**Data section**:
------------------------------

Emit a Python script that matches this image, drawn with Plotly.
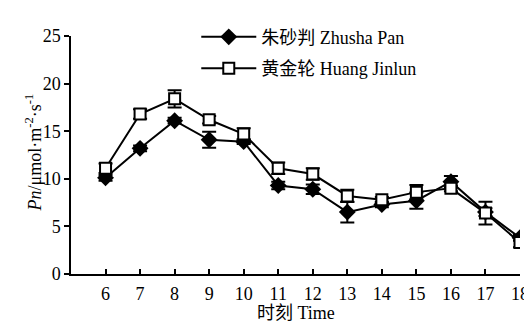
import plotly.graph_objects as go

hours = [6, 7, 8, 9, 10, 11, 12, 13, 14, 15, 16, 17, 18]
tick_labels = [str(h) for h in hours]
y_ticks = [0, 5, 10, 15, 20, 25]

zhusha_name = "朱砂判 Zhusha Pan"
zhusha = [10.1, 13.2, 16.1, 14.1, 13.9, 9.3, 8.9, 6.5, 7.3, 7.7, 9.7, 6.5, 3.8]
zhusha_err = [0.3, 0.3, 0.3, 0.85, 0.25, 0.4, 0.5, 1.1, 0.3, 0.85, 0.6, 0.4, 0.3]

huang_name = "黄金轮 Huang Jinlun"
huang = [11.1, 16.8, 18.4, 16.2, 14.7, 11.1, 10.5, 8.2, 7.8, 8.6, 9.0, 6.4, 3.3]
huang_err = [0.5, 0.5, 0.9, 0.4, 0.6, 0.6, 0.6, 0.65, 0.3, 0.75, 0.3, 1.2, 0.5]

FONT = "Liberation Serif, Times New Roman, Noto Sans CJK SC, serif"

fig = go.Figure()
fig.add_trace(go.Scatter(
    x=hours, y=zhusha, name=zhusha_name, mode="lines+markers",
    line=dict(color="black", width=2),
    marker=dict(symbol="diamond", size=13, color="black"),
    error_y=dict(type="data", array=zhusha_err, visible=True, color="black", thickness=2, width=7),
    legendgroup="a",
))
fig.add_trace(go.Scatter(
    x=hours, y=huang, name=huang_name, mode="lines+markers",
    line=dict(color="black", width=2),
    marker=dict(symbol="square", size=11, color="white", line=dict(color="black", width=2)),
    error_y=dict(type="data", array=huang_err, visible=True, color="black", thickness=2, width=7),
    legendgroup="b",
))

fig.update_layout(
    width=532, height=324,
    margin=dict(l=63, r=11, t=18, b=58),
    paper_bgcolor="white", plot_bgcolor="white",
    font=dict(family=FONT, size=18, color="black"),
    showlegend=True,
    legend=dict(
        x=0.279, y=1.073, xanchor="left", yanchor="top",
        bgcolor="rgba(0,0,0,0)", font=dict(size=18, family=FONT),
        traceorder="grouped", tracegroupgap=5, itemwidth=55,
    ),
    xaxis=dict(
        range=[5, 18], tickmode="array", tickvals=hours, ticktext=tick_labels,
        showgrid=False, zeroline=False, showline=True, linecolor="black", linewidth=1.5,
        ticks="inside", ticklen=5, tickwidth=1.5, tickcolor="black",
        tickfont=dict(size=18), ticklabelstandoff=3,
    ),
    yaxis=dict(
        range=[0, 25], tickvals=y_ticks,
        showgrid=False, zeroline=False, showline=True, linecolor="black", linewidth=1.5,
        ticks="outside", ticklen=5, tickwidth=1.5, tickcolor="black",
        tickfont=dict(size=18),
    ),
    annotations=[
        dict(text="时刻 Time", xref="paper", yref="paper", x=0.5, y=-0.165,
             xanchor="center", yanchor="middle", showarrow=False, font=dict(size=18)),
        dict(text="<i>Pn</i>/μmol·m<sup>-2</sup>·s<sup>-1</sup>", xref="paper", yref="paper",
             x=-0.0828, y=0.51, xanchor="center", yanchor="middle", textangle=-90,
             showarrow=False, font=dict(size=18)),
    ],
)

fig.write_html("out.html")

------------------------------

**Stated goal**:
Print out the lines exactly, skipping any picture.

**Correct answer**:
Emit a Python script that matches this image, drawn with Plotly.
import plotly.graph_objects as go

hours = [6, 7, 8, 9, 10, 11, 12, 13, 14, 15, 16, 17, 18]
tick_labels = [str(h) for h in hours]
y_ticks = [0, 5, 10, 15, 20, 25]

zhusha_name = "朱砂判 Zhusha Pan"
zhusha = [10.1, 13.2, 16.1, 14.1, 13.9, 9.3, 8.9, 6.5, 7.3, 7.7, 9.7, 6.5, 3.8]
zhusha_err = [0.3, 0.3, 0.3, 0.85, 0.25, 0.4, 0.5, 1.1, 0.3, 0.85, 0.6, 0.4, 0.3]

huang_name = "黄金轮 Huang Jinlun"
huang = [11.1, 16.8, 18.4, 16.2, 14.7, 11.1, 10.5, 8.2, 7.8, 8.6, 9.0, 6.4, 3.3]
huang_err = [0.5, 0.5, 0.9, 0.4, 0.6, 0.6, 0.6, 0.65, 0.3, 0.75, 0.3, 1.2, 0.5]

FONT = "Liberation Serif, Times New Roman, Noto Sans CJK SC, serif"

fig = go.Figure()
fig.add_trace(go.Scatter(
    x=hours, y=zhusha, name=zhusha_name, mode="lines+markers",
    line=dict(color="black", width=2),
    marker=dict(symbol="diamond", size=13, color="black"),
    error_y=dict(type="data", array=zhusha_err, visible=True, color="black", thickness=2, width=7),
    legendgroup="a",
))
fig.add_trace(go.Scatter(
    x=hours, y=huang, name=huang_name, mode="lines+markers",
    line=dict(color="black", width=2),
    marker=dict(symbol="square", size=11, color="white", line=dict(color="black", width=2)),
    error_y=dict(type="data", array=huang_err, visible=True, color="black", thickness=2, width=7),
    legendgroup="b",
))

fig.update_layout(
    width=532, height=324,
    margin=dict(l=63, r=11, t=18, b=58),
    paper_bgcolor="white", plot_bgcolor="white",
    font=dict(family=FONT, size=18, color="black"),
    showlegend=True,
    legend=dict(
        x=0.279, y=1.073, xanchor="left", yanchor="top",
        bgcolor="rgba(0,0,0,0)", font=dict(size=18, family=FONT),
        traceorder="grouped", tracegroupgap=5, itemwidth=55,
    ),
    xaxis=dict(
        range=[5, 18], tickmode="array", tickvals=hours, ticktext=tick_labels,
        showgrid=False, zeroline=False, showline=True, linecolor="black", linewidth=1.5,
        ticks="inside", ticklen=5, tickwidth=1.5, tickcolor="black",
        tickfont=dict(size=18), ticklabelstandoff=3,
    ),
    yaxis=dict(
        range=[0, 25], tickvals=y_ticks,
        showgrid=False, zeroline=False, showline=True, linecolor="black", linewidth=1.5,
        ticks="outside", ticklen=5, tickwidth=1.5, tickcolor="black",
        tickfont=dict(size=18),
    ),
    annotations=[
        dict(text="时刻 Time", xref="paper", yref="paper", x=0.5, y=-0.165,
             xanchor="center", yanchor="middle", showarrow=False, font=dict(size=18)),
        dict(text="<i>Pn</i>/μmol·m<sup>-2</sup>·s<sup>-1</sup>", xref="paper", yref="paper",
             x=-0.0828, y=0.51, xanchor="center", yanchor="middle", textangle=-90,
             showarrow=False, font=dict(size=18)),
    ],
)

fig.write_html("out.html")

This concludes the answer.